Friendship (philia) is the central focus of the arguments in Lysis, and love (eros) defines the frame in which these arguments take place. The dialogue begins with Socrates offering to help Hippothales figure out how best to court the boy Lysis, with whom Hippothales is hopelessly in love. Socrates's main objective in this regard is to show Hippothales how to humble Lysis into desiring him as a teacher, rather than by inflating Lysis's ego with praise and thus making him harder to get. None of this can be understood without some basic knowledge about how love relationships between men and boys functioned in Socrates's and Plato's Athens. The key to understanding how these relationships operated lies in the blending of passionate, occasionally physical love with the inspiration given by the ideal beauty of the youth and with the role of the older lover as a teacher of manly ideals and wisdom (see Lover in the terms list for more information). This is the framework for Socrates's conversation with the boys, as Hippothales watches the demonstration from behind a nearby pillar.

Friendship, such as that enjoyed between Lysis and Menexenus, is the topic addressed within this context. Socrates considers a number of hypotheses about friendship, shifting a bit from an attempt to describe what person (or role) is the true friend to trying to find the universal cause of desire. Briefly, the possibilities for defining "what is the friend" include: the lover, the beloved, the like, the unlike, and the good. All are rejected, primarily due to the seemingly intractable problem that like has no reason to befriend like.

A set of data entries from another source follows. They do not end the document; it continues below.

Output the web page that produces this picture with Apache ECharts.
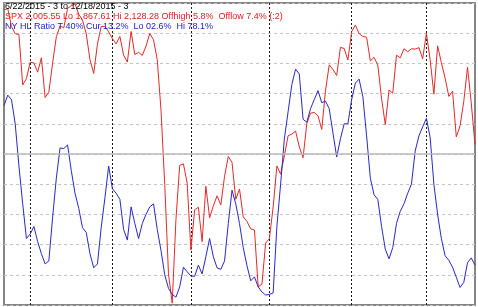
<!DOCTYPE html>
<html>
<head>
<meta charset="utf-8">
<script src="https://cdn.jsdelivr.net/npm/echarts@6/dist/echarts.min.js"></script>
<style>
html,body{margin:0;padding:0;background:#fff;}
#c{width:478px;height:307px;}
</style>
</head>
<body>
<div id="c"></div>
<script>
var dates = [
'6/22','6/23','6/24','6/25','6/26','6/29','6/30',
'7/1','7/2','7/6','7/7','7/8','7/9','7/10','7/13','7/14','7/15','7/16','7/17','7/20','7/21','7/22','7/23','7/24','7/27','7/28','7/29','7/30','7/31',
'8/3','8/4','8/5','8/6','8/7','8/10','8/11','8/12','8/13','8/14','8/17','8/18','8/19','8/20','8/21','8/24','8/25','8/26','8/27','8/28','8/31',
'9/1','9/2','9/3','9/4','9/8','9/9','9/10','9/11','9/14','9/15','9/16','9/17','9/18','9/21','9/22','9/23','9/24','9/25','9/28','9/29','9/30',
'10/1','10/2','10/5','10/6','10/7','10/8','10/9','10/12','10/13','10/14','10/15','10/16','10/19','10/20','10/21','10/22','10/23','10/26','10/27','10/28','10/29','10/30',
'11/2','11/3','11/4','11/5','11/6','11/9','11/10','11/11','11/12','11/13','11/16','11/17','11/18','11/19','11/20','11/23','11/24','11/25','11/27','11/30',
'12/1','12/2','12/3','12/4','12/7','12/8','12/9','12/10','12/11','12/14','12/15','12/16','12/17','12/18'
];
var spx = [
2122.85,2124.20,2108.58,2102.31,2101.49,2057.64,2063.11,
2077.42,2076.78,2068.76,2081.34,2046.68,2051.31,2076.62,2099.60,2108.95,2107.40,2124.29,2126.64,2128.28,2119.21,2114.15,2102.15,2079.65,2067.64,2093.25,2108.57,2108.63,2103.84,
2098.04,2093.32,2099.84,2083.56,2077.57,2104.18,2084.07,2086.05,2083.39,2091.54,2102.44,2096.92,2079.61,2035.73,1970.89,1893.21,1867.61,1940.51,1987.66,1988.87,1972.18,
1913.85,1948.86,1951.13,1921.22,1969.41,1942.04,1952.29,1961.05,1953.03,1978.09,1995.31,1990.20,1958.03,1966.97,1942.74,1938.76,1932.24,1931.34,1881.77,1884.09,1920.03,
1923.82,1951.36,1987.05,1979.92,1995.83,2013.43,2014.89,2017.46,2003.69,1994.24,2023.86,2033.11,2033.66,2030.77,2018.94,2052.51,2075.15,2071.18,2065.89,2090.35,2089.41,2079.36,
2104.05,2109.79,2102.31,2099.93,2099.20,2078.58,2081.72,2075.00,2045.97,2023.04,2053.19,2050.44,2083.58,2081.24,2089.17,2086.59,2089.14,2088.87,2090.11,2080.41,
2102.63,2079.51,2049.62,2091.69,2077.07,2063.59,2047.62,2052.23,2012.37,2021.94,2043.41,2073.07,2041.89,2005.55
];
var hlRatio = [
66,69.5,68,60,46,33.5,22,23.5,26,21,
17,13.6,14.6,29,42,52,51.8,53,44.5,37,
32,25.6,24,17,12.3,13.6,25.6,35.5,46,38.5,
37,35,25,21.5,32.5,27,22,27,30,32.5,
33.5,25,18,10,5.5,3.5,2.6,6,12.5,11,
9.6,9.5,13.2,10.3,16,22,16,12.3,11.8,14.6,
27,38,33.5,27,19,13,8,9.3,6,4.3,
3.3,3.5,4,26,40,55,64,73,78.1,76.5,
61.5,60.5,65,68,71,67,67.5,65,57,49,
55,60,60,68,73.5,74.8,69,56,42,36.5,
35,26,18.5,15.3,19,27,31,33.5,37,40,
51,56,59,61.8,55.5,40,30,22,16.3,14.8,
12.5,9.2,5.8,7.5,14,15.6,13.2
];
var headerLines = [
  '6/22/2015 - 3 to 12/18/2015 - 3',
  'SPX 2,005.55 Lo 1,867.61 Hi 2,128.28 Offhigh 5.8%  Offlow 7.4% (:2)',
  'NY HL Ratio T 40% Cur 13.2%  Lo 02.6%  Hi 78.1%'
];
var headerColors = ['#000000', '#e02020', '#2020c8'];
var ratioMid = 50;

function isMonthStart(i) {
  if (i === 0) return false;
  return dates[i].split('/')[0] !== dates[i - 1].split('/')[0];
}

var chart = echarts.init(document.getElementById('c'), null, {renderer: 'canvas'});
var font = '9px "Liberation Sans", Arial, sans-serif';
chart.setOption({
  animation: false,
  backgroundColor: '#ffffff',
  grid: {left: 4, right: 3, top: 3, bottom: 2, show: true, borderColor: '#858585', borderWidth: 2, backgroundColor: '#ffffff'},
  xAxis: {
    type: 'category', data: dates, boundaryGap: false,
    axisLine: {show: false}, axisTick: {show: false}, axisLabel: {show: false},
    splitLine: {show: true, interval: function (i) { return isMonthStart(i); },
      lineStyle: {color: '#1a1a1a', width: 1, type: [2, 2]}}
  },
  yAxis: [
    {type: 'value', min: 0, max: 100, interval: 10,
     axisLine: {show: false}, axisTick: {show: false}, axisLabel: {show: false},
     splitLine: {show: true, lineStyle: {color: '#c4c4c4', width: 1, type: [3, 3]}}},
    {type: 'value', min: 1866, max: 2129, show: false, splitLine: {show: false}}
  ],
  series: [
    {type: 'line', yAxisIndex: 0, data: hlRatio.map(function(){return null;}), symbol: 'none', silent: true,
     markLine: {silent: true, symbol: 'none', label: {show: false},
       lineStyle: {color: '#b8b8b8', width: 1.5, type: 'solid'},
       data: [{yAxis: ratioMid}]}},
    {type: 'line', yAxisIndex: 1, data: spx, symbol: 'none', lineStyle: {color: '#e82828', width: 1}, z: 3},
    {type: 'line', yAxisIndex: 0, data: hlRatio, symbol: 'none', lineStyle: {color: '#2828c8', width: 1}, z: 3}
  ],
  graphic: headerLines.map(function (t, k) {
    return {type: 'text', left: 5, top: 2 + k * 10, z: 10,
      style: {text: t, fill: headerColors[k], font: font}};
  })
});
</script>
</body>
</html>
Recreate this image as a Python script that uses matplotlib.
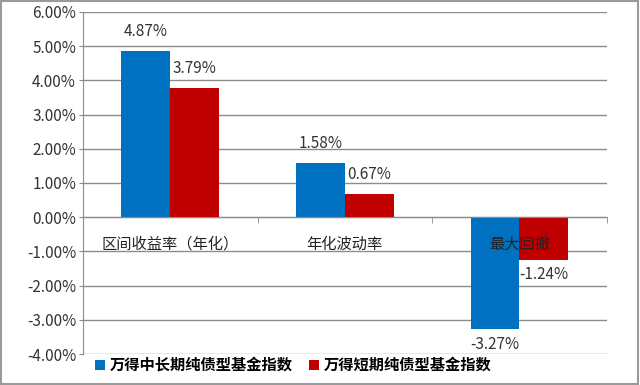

By the end of the dialogue, a rough model for further investigation seems to have been set up: a true account of friendship has to explain why two people need or desire each other, but cannot allow for "monstrous" possibilities such as the good befriending the bad (or the just the unjust). The trick is to explain desire without allowing it to encompass bizarre or unacceptable situations. In fact, this is precisely the situation with regard to Socrates's attempt to show Hippothales the right way to put his desire for Lysis into effect. Thus, friendship and desire end up sharing a common ground in questions of desire.